Does This Apply to Every Air Fryer Model?

The basic physics apply across the board. Whether you own a compact single-serving fryer or a large dual-basket model, the same powerful fan forces hot air over your food. A lightweight paper towel is a hazard in all of them.

Basket-style, toaster-oven-style, and paddle-style air fryers all share the same core mechanism. Even parchment paper liners — which are generally safer — can ignite if they are not properly held down by food and are allowed to fly up against the heating element.

The core safety principle is universal: keep your cooking chamber free of loose, flammable materials. Using the dedicated accessories made for the job is always the better path. The table below summarizes how common materials stack up for air fryer use.
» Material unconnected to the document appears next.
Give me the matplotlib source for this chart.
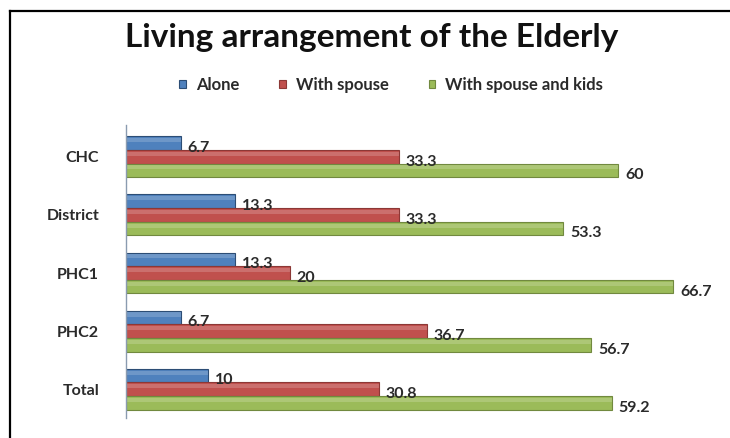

Material Fire Risk Effectiveness for Cleanup Reusable
Paper Towel High (can fly into heating element) Low (blocks airflow) No
Parchment Liner Low (if weighed down by food) High No
Silicone Liner Very Low Very High Yes
Aluminum Foil Moderate (can block airflow) Moderate No
Direct Oil on Basket Very Low High (best results) N/A

Using any of these safe alternatives removes the guesswork from the equation. You get the crispy food and easy clean-up you wanted, without worrying about whether your shortcut will cause a problem mid-cycle.

The Bottom Line

The direct answer is no — paper towels should never be placed inside an air fryer while it is running. The high-speed fan and intense heat create a genuine fire hazard that outweighs any convenience they might offer. Stick to parchment liners, silicone mats, or simply oiling the basket directly for easy, worry-free cleanup.

For your specific air fryer model, the safest step is to check the user manual that came with your appliance or search for its official safety guidelines online to confirm what the manufacturer recommends for your basket.